Western drought hurts hydropower production, California among the hardest hit states

Western drought hurts hydropower production, California among the hardest hit states

Energize Weekly, July 14, 2021

The drought conditions smothering the West are crippling hydropower production with hydro-generation’s share of energy production forecast to be 6.5 percent this year – the lowest it has been since 2015, according to the U.S. Energy Information Administration (EIA).

In 2022, western hydropower’s share of total generation is expected to rise to 6.8 percent, but that it still below 2020’s 7.5 percent share.

California is among the hardest hit states, with 100 percent of the state in some drought condition and a third of the state in “exceptional drought,” the worst category.

In the first three months of 2021 hydroelectric generation in California was down 37 percent compared to the first three months of 2020 and 71 percent less the same period in 2019.

Driving the drought are below normal rain and snow, leading to less snowpack, along with drier soils and higher-than-normal temperatures.

“These factors lower the water supply available in the summer months.” EIA said. “Mountain snowpack serves as a natural reservoir, providing water throughout the spring and summer as it melts. However, the California snowpack was well below normal this year, and most of it melted quickly because of higher spring temperatures. Measurable snow was present at only 3 of 131 monitoring stations on June 1.”

Snow melt didn’t even reach reservoirs as it was absorbed by dry soils and streams.

The drought conditions are impacting water levels in California reservoirs and the output from hydropower plants. The state’s two largest reservoirs – Lake Shasta and Lake Oroville – are nearing historic lows. Lake Shasta only reaching 48 percent of capacity and Lake Oroville being only 40 percent full.
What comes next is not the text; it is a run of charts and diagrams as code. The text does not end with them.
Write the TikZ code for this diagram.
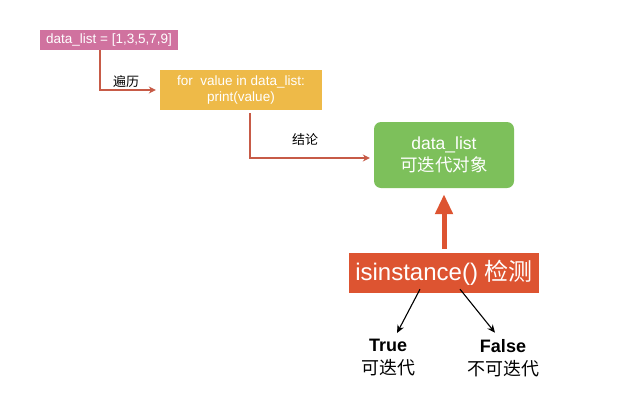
\documentclass[tikz,border=0pt]{standalone}
\usepackage{fontspec}
\setmainfont{Liberation Sans}
\newfontfamily\cjk{Noto Sans CJK SC}
\usepackage{tikz}
\usetikzlibrary{arrows.meta,positioning}
\definecolor{pinkbox}{RGB}{208,114,159}
\definecolor{yellowbox}{RGB}{238,186,72}
\definecolor{greenbox}{RGB}{125,192,91}
\definecolor{redbox}{RGB}{221,84,49}
\definecolor{linkred}{RGB}{199,91,71}
\tikzset{
  box/.style={text=white,inner sep=0pt,align=center},
  link/.style={linkred,line width=1.2pt,-{Stealth[length=7pt,width=7pt]},shorten >=4pt},
  branch/.style={black,line width=1.1pt,-{Stealth[length=8pt,width=7pt]}}
}

\begin{document}
\begin{tikzpicture}[x=1pt,y=-1pt]
            \useasboundingbox (0,0) rectangle (631,402);
            \node[box,fill=pinkbox,minimum width=138pt,minimum height=20pt,font=\fontsize{13.5}{15}\selectfont] (list) at (109,40) {data\_list = [1,3,5,7,9]};
            \node[box,fill=yellowbox,minimum width=162pt,minimum height=40pt,font=\fontsize{13.5}{16}\selectfont] (loop) at (241,90) {for\ \ value in data\_list:\\print(value)};
            \node[box,fill=greenbox,rounded corners=7pt,minimum width=140pt,minimum height=66pt,font=\fontsize{17.5}{22}\selectfont] (iter) at (444,155) {data\_list\\{\cjk 可迭代对象}};
            \node[box,fill=redbox,minimum width=190pt,minimum height=40pt,font=\fontsize{24}{28}\selectfont] (check) at (444,273) {isinstance() {\cjk 检测}};
            % labels on the links
            \node[font=\cjk\fontsize{13}{15}\selectfont] (walk) at (126,82) {遍历};
            \node[font=\cjk\fontsize{13}{15}\selectfont] (result) at (305,140) {结论};
            % outcomes
            \node[align=center,font=\fontsize{18}{23}\selectfont] (yes) at (388,358) {\textbf{True}\\{\cjk 可迭代}};
            \node[align=center,font=\fontsize{18}{23}\selectfont] (no) at (503,358) {\textbf{False}\\{\cjk 不可迭代}};
            \draw[link] ([xshift=-9pt]list.south) |- (loop.west);
            \draw[link] ([xshift=9pt,yshift=-3pt]loop.south) |- ([yshift=-3pt]iter.west);
            \draw[redbox,line width=5pt,-{Triangle[length=20pt,width=17pt]},shorten <=4pt,shorten >=6pt] (check.north) -- (iter.south);
            \draw[branch] ([xshift=-24pt,yshift=4pt]check.south) -- ([xshift=9pt,yshift=3pt]yes.north);
            \draw[branch] ([xshift=16pt,yshift=4pt]check.south) -- ([xshift=-8pt,yshift=3pt]no.north);
      \end{tikzpicture}
\end{document}
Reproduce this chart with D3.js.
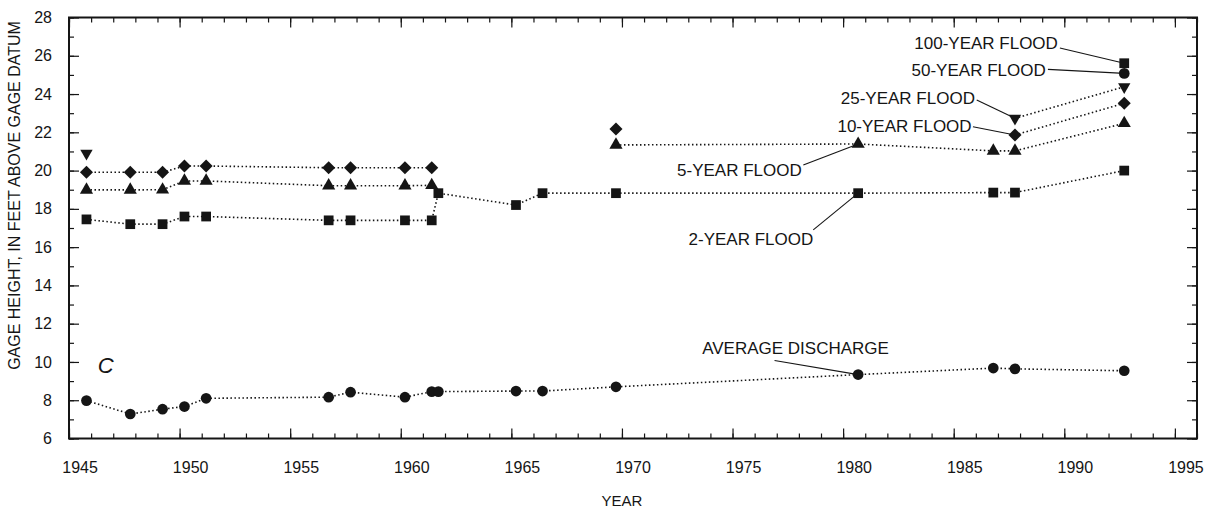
<!DOCTYPE html>
<html><head><meta charset="utf-8">
<script src="https://cdn.jsdelivr.net/npm/d3@7"></script>
<style>
html,body{margin:0;padding:0;background:#fff;}
svg text{font-family:"Liberation Sans",Arial,Helvetica,sans-serif;fill:#151515;}
</style></head><body>
<svg id="chart" width="1212" height="514"></svg>
<script>
// ---------- data ----------
const dischargeYears  = [1945.79,1947.77,1949.23,1950.22,1951.2,1956.74,1957.73,1960.19,1961.4,1961.7,1965.21,1966.41,1969.73,1980.68,1986.79,1987.77,1992.71];
const dischargeValues = [7.98,7.28,7.53,7.67,8.1,8.16,8.42,8.16,8.45,8.45,8.48,8.48,8.7,9.34,9.68,9.64,9.54];

const flood2Years  = [1945.79,1947.77,1949.23,1950.22,1951.2,1956.74,1957.73,1960.19,1961.4,1961.7,1965.21,1966.41,1969.73,1980.68,1986.79,1987.77,1992.71];
const flood2Values = [17.45,17.2,17.2,17.6,17.6,17.4,17.4,17.4,17.4,18.82,18.2,18.82,18.82,18.82,18.85,18.85,20.0];
const flood2Segment = [1,1,1,1,1,1,1,1,1,1,1,1,1,1,1,1,1];

const flood5Years  = [1945.79,1947.77,1949.23,1950.22,1951.2,1956.74,1957.73,1960.19,1961.4,1969.73,1980.68,1986.79,1987.77,1992.71];
const flood5Values = [18.99,18.99,19.0,19.46,19.46,19.21,19.21,19.21,19.23,21.34,21.39,21.03,21.03,22.47];
const flood5Segment = [1,1,1,1,1,1,1,1,1,2,2,2,2,2];

const flood10Years  = [1945.79,1947.77,1949.23,1950.22,1951.2,1956.74,1957.73,1960.19,1961.4,1969.73,1987.77,1992.71];
const flood10Values = [19.91,19.91,19.91,20.24,20.24,20.15,20.15,20.15,20.15,22.17,21.86,23.52];
const flood10Segment = [1,1,1,1,1,1,1,1,1,2,3,3];

const flood25Years  = [1945.79,1987.77,1992.71];
const flood25Values = [20.9,22.73,24.38];
const flood25Segment = [1,2,2];

const flood50Years  = [1992.71];
const flood50Values = [25.08];
const flood100Years  = [1992.71];
const flood100Values = [25.61];

const xTickLabels = [1945,1950,1955,1960,1965,1970,1975,1980,1985,1990,1995];
const yTickLabels = [6,8,10,12,14,16,18,20,22,24,26,28];

// annotation labels: text, label anchor (year,value), leader start, leader end
const annotations = [
  {text:"100-YEAR FLOOD", tx:1989.71, tv:26.65, sx:1989.80, sv:26.41, ex:1992.71, ev:25.61},
  {text:"50-YEAR FLOOD",  tx:1989.16, tv:25.26, sx:1989.26, sv:25.29, ex:1992.71, ev:25.08},
  {text:"25-YEAR FLOOD",  tx:1985.96, tv:23.78, sx:1986.04, sv:23.69, ex:1987.77, ev:22.73},
  {text:"10-YEAR FLOOD",  tx:1985.81, tv:22.33, sx:1985.87, sv:22.29, ex:1987.77, ev:21.86},
  {text:"5-YEAR FLOOD",   tx:1978.13, tv:20.03, sx:1978.20, sv:20.29, ex:1980.68, ev:21.39},
  {text:"2-YEAR FLOOD",   tx:1978.65, tv:16.41, sx:1978.65, sv:16.90, ex:1980.68, ev:18.82},
  {text:"AVERAGE DISCHARGE", tx:1982.07, tv:10.72, sx:1976.9, sv:10.08, ex:1980.68, ev:9.34}
];

// ---------- chart ----------
const svg = d3.select("#chart");
const L = 69, R = 1197, T = 17.5, B = 438.5;
const x = d3.scaleLinear().domain([1945,1996]).range([L,R]);
const y = d3.scaleLinear().domain([6,28]).range([B,T]);
const ink = "#151515";

// ticks
function tickAxis(axis, tx, ty) {
  const g = svg.append("g").attr("transform",`translate(${tx},${ty})`).call(axis);
  g.select(".domain").remove();
  g.selectAll("text").remove();
  g.selectAll("line").attr("stroke",ink).attr("stroke-width",1.2);
  return g;
}
const allYears = d3.range(1945,1997);
const majYears = d3.range(1945,1997,5);
tickAxis(d3.axisBottom(x).tickValues(allYears).tickSize(-5), 0, B);
tickAxis(d3.axisBottom(x).tickValues(majYears).tickSize(-10), 0, B);
tickAxis(d3.axisTop(x).tickValues(allYears).tickSize(-5), 0, T);
tickAxis(d3.axisTop(x).tickValues(majYears).tickSize(-10), 0, T);
const allY = d3.range(6,29,1);
tickAxis(d3.axisLeft(y).tickValues(allY).tickSize(-5), L, 0);
tickAxis(d3.axisLeft(y).tickValues(yTickLabels).tickSize(-10), L, 0);
tickAxis(d3.axisRight(y).tickValues(allY).tickSize(-5), R, 0);
tickAxis(d3.axisRight(y).tickValues(yTickLabels).tickSize(-10), R, 0);

// frame
svg.append("rect").attr("x",L).attr("y",T).attr("width",R-L).attr("height",B-T)
  .attr("fill","none").attr("stroke",ink).attr("stroke-width",2);

// tick labels
svg.append("g").selectAll("text").data(xTickLabels).join("text")
  .attr("x",d=>x(d+0.5)).attr("y",B+34).attr("text-anchor","middle")
  .attr("font-size",16).text(d=>d);
svg.append("g").selectAll("text").data(yTickLabels).join("text")
  .attr("x",L-17).attr("y",d=>y(d)).attr("dy","0.35em").attr("text-anchor","end")
  .attr("font-size",16).text(d=>d);

// axis titles
svg.append("text").attr("x",x(1970.0)).attr("y",506).attr("text-anchor","middle")
  .attr("font-size",15).text("YEAR");
svg.append("text").attr("transform",`translate(20,${y(18.7)}) rotate(-90)`)
  .attr("text-anchor","middle").attr("font-size",16)
  .text("GAGE HEIGHT, IN FEET ABOVE GAGE DATUM");

svg.append("text").attr("x",x(1946.3)).attr("y",y(9.85)).attr("dy","0.35em")
  .attr("font-size",22).attr("font-style","italic").text("C");

// series
function build(years, values, segs) {
  return years.map((yr,i)=>({year:yr, v:values[i], seg: segs ? segs[i] : 1}));
}
const series = [
  {data:build(dischargeYears,dischargeValues), sym:"circle"},
  {data:build(flood2Years,flood2Values,flood2Segment), sym:"square"},
  {data:build(flood5Years,flood5Values,flood5Segment), sym:"triangle"},
  {data:build(flood10Years,flood10Values,flood10Segment), sym:"diamond"},
  {data:build(flood25Years,flood25Values,flood25Segment), sym:"invtriangle"},
  {data:build(flood50Years,flood50Values), sym:"circle"},
  {data:build(flood100Years,flood100Values), sym:"square"}
];

// leaders (under markers)
const ann = svg.append("g");
annotations.forEach(a=>{
  ann.append("line").attr("x1",x(a.sx)).attr("y1",y(a.sv)).attr("x2",x(a.ex)).attr("y2",y(a.ev))
    .attr("stroke",ink).attr("stroke-width",1.1);
  ann.append("text").attr("x",x(a.tx)).attr("y",y(a.tv)).attr("dy","0.35em")
    .attr("text-anchor","end").attr("font-size",17).text(a.text);
});

const line = d3.line().x(d=>x(d.year)).y(d=>y(d.v));
series.forEach(s=>{
  const groups = d3.groups(s.data, d=>d.seg);
  groups.forEach(([k,pts])=>{
    if (pts.length>1) svg.append("path").attr("d",line(pts)).attr("fill","none")
      .attr("stroke",ink).attr("stroke-width",1.6).attr("stroke-dasharray","1.5,2.5");
  });
});

const symGen = {
  circle: d3.symbol().type(d3.symbolCircle).size(90),
  square: d3.symbol().type(d3.symbolSquare).size(95),
  triangle: d3.symbol().type(d3.symbolTriangle).size(75),
  invtriangle: d3.symbol().type(d3.symbolTriangle).size(66),
  diamond: d3.symbol().type(d3.symbolSquare).size(85)
};
const rot = {circle:0,square:0,triangle:0,invtriangle:180,diamond:45};
series.forEach(s=>{
  svg.append("g").selectAll("path").data(s.data).join("path")
    .attr("d",symGen[s.sym]())
    .attr("transform",d=>`translate(${x(d.year)},${y(d.v)}) rotate(${rot[s.sym]})`)
    .attr("fill",ink);
});
</script>
</body></html>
Lake Shasta is forecast to drop to 37 percent of capacity this summer and Lake Oroville to reach 31 percent of capacity.

As Lake Orrville’s water levels fall, it will likely force the Edward Hyatt power plant to close for the first time since it opened in 1967, EIA said.

California also saw hydropower output drop during the last drought, between 2012 to 2016, which included the state’s first-ever mandatory water restrictions in 2015. As water resource conditions improved after 2016, hydropower rebounded.

EIA’s Short-Term Energy Outlook is forecasting that overall hydroelectric generation will be 19 percent less this year than in 2020, decreasing to 13.6 megawatt-hours (MWh) from 16.8 MWh in 2020.

There are big problems in reservoirs across the West that could jeopardize hydroelectric output. The nation’s biggest reservoir Lake Mead, near Las Vegas, is at is lowest level since the Hoover Dam was built in the 1930s, creating the lake.

Lake Mead is at 35 percent of its total capacity and federal managers have trimmed the Hoover Dam hydroelectric output by 23 percent.

On average the dam has provides about four billion kilowatt-hours of electricity each year for use in Nevada, Arizona and California.

Lake Powell, which is upstream and feeds Lake Mead, is at 43 percent of capacity and is projected to reach its lowest level since it was created in 1964 as flows into the lake will be at near-record low levels.

“‘Unregulated inflows’ into Lake Powell show that 2021 will be the 2nd worst year after only 2002 going back to 1964,” Brad Udall, senior water and climate research scientist at Colorado State University, said on twitter. “This is a really grim year for runoff.”

Hydroelectric production from the Glen Canyon Dam, built to create Lake Powell, could also be impaired. The Glen Canyon powerplant generates an average of five billion kilowatt-hours a year distributed by the Western Area Power Administration to utilities in Wyoming, Colorado, Utah, New Mexico, Arizona, Nevada and Nebraska.